# [WHAT IS BEING ASKED]
Write out, word for word, every line from the first one through the line that holds "(mainr2) at (0.5,75)", and nothing else; skip the pictures.

### GIVEN DATA

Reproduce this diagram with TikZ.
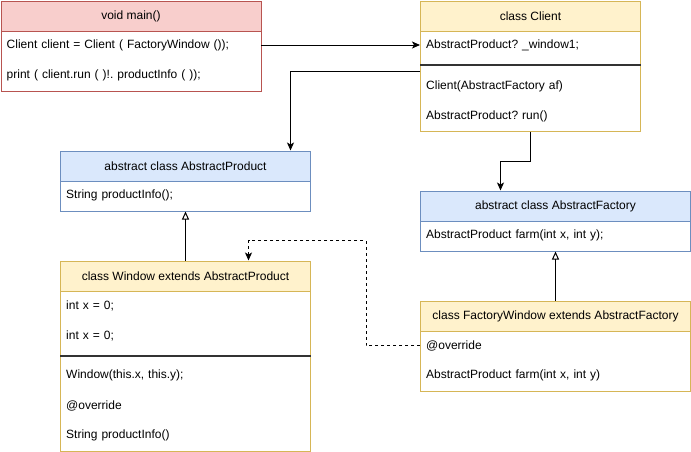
\documentclass[tikz,border=0pt]{standalone}
\usepackage{fontspec}
\setmainfont{Liberation Sans}
\usetikzlibrary{arrows.meta}
\definecolor{redF}{HTML}{F8CECC}
\definecolor{redS}{HTML}{B85450}
\definecolor{yelF}{HTML}{FFF2CC}
\definecolor{yelS}{HTML}{D6B656}
\definecolor{bluF}{HTML}{DAE8FC}
\definecolor{bluS}{HTML}{6C8EBF}
\definecolor{sepC}{HTML}{333333}
\frenchspacing
\begin{document}
\begin{tikzpicture}[x=1pt,y=-1pt,
  font=\fontsize{12}{14}\selectfont\frenchspacing,
  classbox/.style={draw=#1, fill=white, line width=1pt, inner sep=0pt, anchor=north west},
  hdr/.style 2 args={draw=#1, fill=#2, line width=1pt, minimum height=30pt, inner sep=0pt, anchor=north west},
  row/.style={text width=#1-12pt, align=left, inner xsep=6pt, inner ysep=0pt, minimum height=30pt, anchor=west},
  sep/.style={draw=sepC, line width=2pt},
  arr/.style={-{Stealth[length=8pt,width=7pt,inset=2pt]}, line width=1pt},
  inh/.style={-{Triangle[open,length=8pt,width=7pt]}, line width=1pt},
  dep/.style={-{Stealth[length=8pt,width=7pt,inset=2pt]}, line width=1pt, dash pattern=on 3pt off 3pt}]
\useasboundingbox (0,0) rectangle (691,451);

% void main()
\node[classbox=redS, minimum width=260pt, minimum height=90pt] (main) at (0.5,0.5) {};
\node[hdr={redS}{redF}, minimum width=260pt] (mainh) at (0.5,0.5) {void main()};
\node[row=260pt] (mainr1) at (0.5,45) {Client client = Client ( FactoryWindow ());};
\node[row=260pt] (mainr2) at (0.5,75) {print ( client.run ( )!. productInfo ( ));};

% class Client
\node[classbox=yelS, minimum width=220pt, minimum height=130pt] (client) at (420,0.5) {};
\node[hdr={yelS}{yelF}, minimum width=220pt] (clienth) at (420,0.5) {class Client};
\node[row=220pt] (clientr1) at (420,45) {AbstractProduct? \_window1;};
\draw[sep] (client.west |- 0,65) -- (client.east |- 0,65);
\node[row=220pt] (clientr2) at (420,86) {Client(AbstractFactory af)};
\node[row=220pt] (clientr3) at (420,116) {AbstractProduct? run()};

% abstract class AbstractProduct
\node[classbox=bluS, minimum width=250pt, minimum height=60pt] (aprod) at (60,150.5) {};
\node[hdr={bluS}{bluF}, minimum width=250pt] (aprodh) at (60,150.5) {abstract class AbstractProduct};
\node[row=250pt] (aprodr1) at (60,195.5) {String productInfo();};

% abstract class AbstractFactory
\node[classbox=bluS, minimum width=270pt, minimum height=60pt] (afact) at (420,190.5) {};
\node[hdr={bluS}{bluF}, minimum width=270pt] (afacth) at (420,190.5) {abstract class AbstractFactory};
\node[row=270pt] (afactr1) at (420,235.5) {AbstractProduct farm(int x, int y);};

% class Window
\node[classbox=yelS, minimum width=250pt, minimum height=190pt] (window) at (60,260.5) {};
\node[hdr={yelS}{yelF}, minimum width=250pt] (windowh) at (60,260.5) {class Window extends AbstractProduct};
\node[row=250pt] (windowr1) at (60,305.5) {int x = 0;};
\node[row=250pt] (windowr2) at (60,335.5) {int x = 0;};
\draw[sep] (window.west |- 0,355.5) -- (window.east |- 0,355.5);
\node[row=250pt] (windowr3) at (60,375.5) {Window(this.x, this.y);};
\node[row=250pt] (windowr4) at (60,405.5) {@override};
\node[row=250pt] (windowr5) at (60,435.5) {String productInfo()};

% class FactoryWindow
\node[classbox=yelS, minimum width=270pt, minimum height=90pt] (fwin) at (420,300.5) {};
\node[hdr={yelS}{yelF}, minimum width=270pt] (fwinh) at (420,300.5) {class FactoryWindow extends AbstractFactory};
\node[row=270pt] (fwinr1) at (420,345.5) {@override};
\node[row=270pt] (fwinr2) at (420,375.5) {AbstractProduct farm(int x, int y)};

% connectors
\draw[arr] (mainr1.east) -- (clientr1.west);
\draw[arr] ([yshift=-5pt]client.west) -| ([xshift=105pt]aprod.north);
\draw[arr] (client.south) -- ++(0,30) -| ([xshift=-55pt]afact.north);
\draw[inh] (window.north) -- (aprod.south);
\draw[inh] (fwin.north) -- (afact.south);
\draw[dep] (fwinr1.west) -- ++(-54,0) -- ++(0,-105) -| ([xshift=63pt]window.north);
\end{tikzpicture}
\end{document}
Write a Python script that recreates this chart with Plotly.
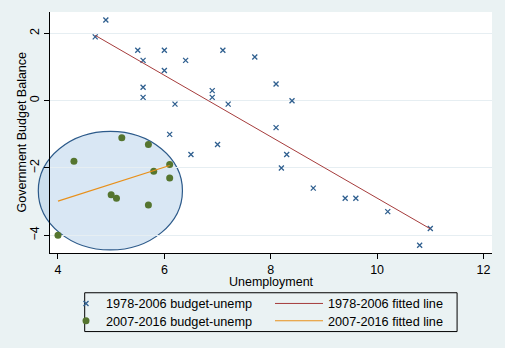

######

# [FULL OUTPUT]
Reproduce this diagram with TikZ.
\documentclass[tikz,border=0pt]{standalone}
\usepackage{fontspec}
\setmainfont{Liberation Sans}
\usetikzlibrary{arrows.meta}
\definecolor{redF}{HTML}{F8CECC}
\definecolor{redS}{HTML}{B85450}
\definecolor{yelF}{HTML}{FFF2CC}
\definecolor{yelS}{HTML}{D6B656}
\definecolor{bluF}{HTML}{DAE8FC}
\definecolor{bluS}{HTML}{6C8EBF}
\definecolor{sepC}{HTML}{333333}
\frenchspacing
\begin{document}
\begin{tikzpicture}[x=1pt,y=-1pt,
  font=\fontsize{12}{14}\selectfont\frenchspacing,
  classbox/.style={draw=#1, fill=white, line width=1pt, inner sep=0pt, anchor=north west},
  hdr/.style 2 args={draw=#1, fill=#2, line width=1pt, minimum height=30pt, inner sep=0pt, anchor=north west},
  row/.style={text width=#1-12pt, align=left, inner xsep=6pt, inner ysep=0pt, minimum height=30pt, anchor=west},
  sep/.style={draw=sepC, line width=2pt},
  arr/.style={-{Stealth[length=8pt,width=7pt,inset=2pt]}, line width=1pt},
  inh/.style={-{Triangle[open,length=8pt,width=7pt]}, line width=1pt},
  dep/.style={-{Stealth[length=8pt,width=7pt,inset=2pt]}, line width=1pt, dash pattern=on 3pt off 3pt}]
\useasboundingbox (0,0) rectangle (691,451);

% void main()
\node[classbox=redS, minimum width=260pt, minimum height=90pt] (main) at (0.5,0.5) {};
\node[hdr={redS}{redF}, minimum width=260pt] (mainh) at (0.5,0.5) {void main()};
\node[row=260pt] (mainr1) at (0.5,45) {Client client = Client ( FactoryWindow ());};
\node[row=260pt] (mainr2) at (0.5,75) {print ( client.run ( )!. productInfo ( ));};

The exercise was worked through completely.